Monday, April 15, 2024

Music in Anatomy of a Fall

Michael and I watched Anatomy of a Fall last night, and I was deeply impressed by the unusual way music was used. (I am being vague in this description because I don't want to offer any spoilers.) But for people who do not know the Chopin Prelude that weaves its way through the film, my observations might enhance the experience of watching.

At the beginning of the film a boy who has seriously limited vision is working on Asturias, the fifth section of Isaac Albénez's Suite Española, Opus 47. The boy uses a tablet which blows up a PDF of the music so that it is large enough for him to learn the piece one measure at a time. It might be the very same PDF as this one that I found in the IMSLP.
His progress on the piece is used to show a year's worth of time passing.

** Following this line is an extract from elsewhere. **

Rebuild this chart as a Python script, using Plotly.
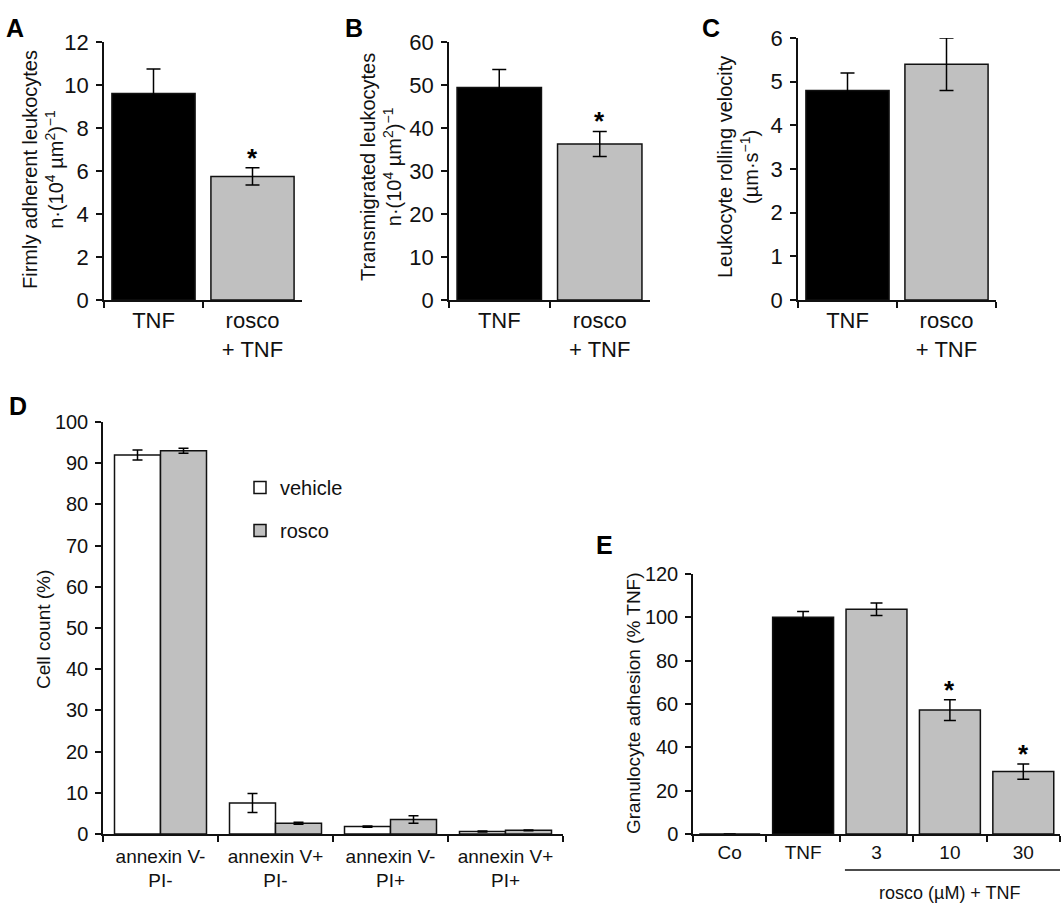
import plotly.graph_objects as go

# ---------------- data ----------------
ab_categories = ["TNF", "rosco<br>+ TNF"]
a_values = [9.6, 5.75]
a_errors = [1.15, 0.4]
b_values = [49.4, 36.3]
b_errors = [4.2, 2.9]
c_values = [4.8, 5.4]
c_errors = [0.4, 0.6]
ab_colors = ["#000000", "#c0c0c0"]

d_categories = ["annexin V-<br>PI-", "annexin V+<br>PI-", "annexin V-<br>PI+", "annexin V+<br>PI+"]
d_vehicle = [92.0, 7.5, 1.8, 0.6]
d_vehicle_err = [1.2, 2.3, 0.15, 0.1]
d_rosco = [93.0, 2.6, 3.5, 0.9]
d_rosco_err = [0.6, 0.25, 0.9, 0.1]

e_categories = ["Co", "TNF", "3", "10", "30"]
e_values = [0, 100, 103.7, 57.2, 28.8]
e_errors = [0, 2.7, 2.9, 4.8, 3.5]
e_colors = ["#000000", "#000000", "#c0c0c0", "#c0c0c0", "#c0c0c0"]

FONT = "Liberation Sans, Arial, sans-serif"
W, H = 1063, 908


def px_x(x):
    return x / W


def px_y(y):
    return 1 - y / H


fig = go.Figure()

err_style = dict(type="data", color="#000000", thickness=1.5)
bar_line = dict(color="#111", width=1.5)

fig.add_trace(go.Bar(x=ab_categories, y=a_values, width=0.84,
                     marker=dict(color=ab_colors, line=bar_line),
                     error_y=dict(array=a_errors, width=7, **err_style),
                     xaxis="x", yaxis="y", showlegend=False))
fig.add_trace(go.Bar(x=ab_categories, y=b_values, width=0.84,
                     marker=dict(color=ab_colors, line=bar_line),
                     error_y=dict(array=b_errors, width=7, **err_style),
                     xaxis="x2", yaxis="y2", showlegend=False))
fig.add_trace(go.Bar(x=ab_categories, y=c_values, width=0.84,
                     marker=dict(color=ab_colors, line=bar_line),
                     error_y=dict(array=c_errors, width=7, **err_style),
                     xaxis="x3", yaxis="y3", showlegend=False))
fig.add_trace(go.Bar(x=d_categories, y=d_vehicle, name="vehicle", width=0.4, offset=-0.4,
                     marker=dict(color="#ffffff", line=bar_line),
                     error_y=dict(array=d_vehicle_err, width=5, **err_style),
                     xaxis="x4", yaxis="y4", legendgroup="v"))
fig.add_trace(go.Bar(x=d_categories, y=d_rosco, name="rosco", width=0.4, offset=0.0,
                     marker=dict(color="#c0c0c0", line=bar_line),
                     error_y=dict(array=d_rosco_err, width=5, **err_style),
                     xaxis="x4", yaxis="y4", legendgroup="r"))
fig.add_trace(go.Bar(x=e_categories, y=e_values, width=0.83,
                     marker=dict(color=e_colors, line=bar_line),
                     error_y=dict(array=e_errors, width=6, **err_style),
                     xaxis="x5", yaxis="y5", showlegend=False))

axis_common = dict(showline=True, linecolor="#111", linewidth=1.5, showgrid=False,
                   zeroline=False, ticks="outside", ticklen=6, tickwidth=1.5,
                   tickcolor="#111", automargin=False)


def xcat(domain, anchor, size, n, standoff=0):
    return dict(domain=domain, anchor=anchor, type="category", tickson="boundaries",
                range=[-0.5, n - 0.5], ticklabelstandoff=standoff,
                tickfont=dict(family=FONT, size=size, color="#111"), **axis_common)


def ynum(domain, anchor, rng, dtick, size):
    return dict(domain=domain, anchor=anchor, range=rng, dtick=dtick, tick0=0,
                ticklabelstandoff=3,
                tickfont=dict(family=FONT, size=size, color="#111"), **axis_common)


top_dom = [px_y(300), px_y(42)]
fig.update_layout(
    width=W, height=H, margin=dict(l=0, r=0, t=0, b=0, autoexpand=False),
    paper_bgcolor="white", plot_bgcolor="white",
    barmode="overlay",
    xaxis=xcat([px_x(104), px_x(302)], "y", 22, 2),
    yaxis=ynum(top_dom, "x", [0, 12], 2, 22),
    xaxis2=xcat([px_x(449), px_x(650)], "y2", 22, 2),
    yaxis2=ynum(top_dom, "x2", [0, 60], 10, 22),
    xaxis3=xcat([px_x(798), px_x(996)], "y3", 22, 2),
    yaxis3=ynum([px_y(300), px_y(38)], "x3", [0, 6], 1, 22),
    xaxis4=xcat([px_x(103), px_x(563)], "y4", 19, 4, 4),
    yaxis4=ynum([px_y(834), px_y(422)], "x4", [0, 100], 10, 20),
    xaxis5=xcat([px_x(693), px_x(1060)], "y5", 19, 5),
    yaxis5=ynum([px_y(834), px_y(574)], "x5", [0, 120], 20, 20),
    legend=dict(x=px_x(240), y=px_y(468), xanchor="left", yanchor="top",
                font=dict(family=FONT, size=20, color="#111"), bgcolor="rgba(0,0,0,0)",
                tracegroupgap=14, itemclick=False),
)

ann = []
for letter, x, y in [("A", 4, 12), ("B", 343, 12), ("C", 700, 12), ("D", 7, 390), ("E", 594, 529)]:
    ann.append(dict(text="<b>%s</b>" % letter, x=px_x(x), y=px_y(y), xref="paper", yref="paper",
                    xanchor="left", yanchor="top", showarrow=False,
                    font=dict(family=FONT, size=25, color="#000")))

titles = [
    ("Firmly adherent leukocytes<br>n·(10<sup>4</sup> µm<sup>2</sup>)<sup>−1</sup>", 43, 170, 20),
    ("Transmigrated leukocytes<br>n·(10<sup>4</sup> µm<sup>2</sup>)<sup>−1</sup>", 381, 167, 20),
    ("Leukocyte rolling velocity<br>(µm·s<sup>−1</sup>)", 738, 167, 20),
    ("Cell count (%)", 43, 630, 19),
    ("Granulocyte adhesion (% TNF)", 633, 703, 19),
]
for t, x, y, s in titles:
    ann.append(dict(text=t, x=px_x(x), y=px_y(y), xref="paper", yref="paper",
                    xanchor="center", yanchor="middle", textangle=-90, showarrow=False,
                    font=dict(family=FONT, size=s, color="#111")))

star = dict(text="<b>*</b>", showarrow=False, yanchor="bottom", yshift=-7,
            font=dict(family=FONT, size=26, color="#000"))
ann.append(dict(x=1, y=a_values[1] + a_errors[1], xref="x", yref="y", **star))
ann.append(dict(x=1, y=b_values[1] + b_errors[1], xref="x2", yref="y2", **star))
for i in (3, 4):
    ann.append(dict(x=i, y=e_values[i] + e_errors[i], xref="x5", yref="y5", **star))

ann.append(dict(text="rosco (µM) + TNF", x=3, y=px_y(893), xref="x5", yref="paper",
                xanchor="center", yanchor="middle", showarrow=False,
                font=dict(family=FONT, size=18, color="#111")))

fig.update_layout(annotations=ann)
fig.add_shape(type="line", xref="x5", yref="paper", x0=1.57, x1=4.5,
              y0=px_y(870), y1=px_y(870), line=dict(color="#111", width=1.5))

fig.write_html("out.html", config={"displayModeBar": False},
               post_script="document.body.style.margin='0';document.body.style.padding='0';")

A little later in the film there is a scene where the boy and his mother play Chopin's E minor Prelude, Opus 28, No. 4, as a three-handed piece. The boy plays his version of the harmony with both hands, and the mother plays the melody. He is clearly a developing pianist, and she is clearly not a pianist, but the way they play together reveals some really intimate communicaton.

The film's denouement begins with only the right hand of the Chopin Prelude, and once everything becomes clear to the boy, the Chopin is heard with both hands (played by one pianist). The credits offer an elaboration of the Chopin Prelude, with added figures and voices.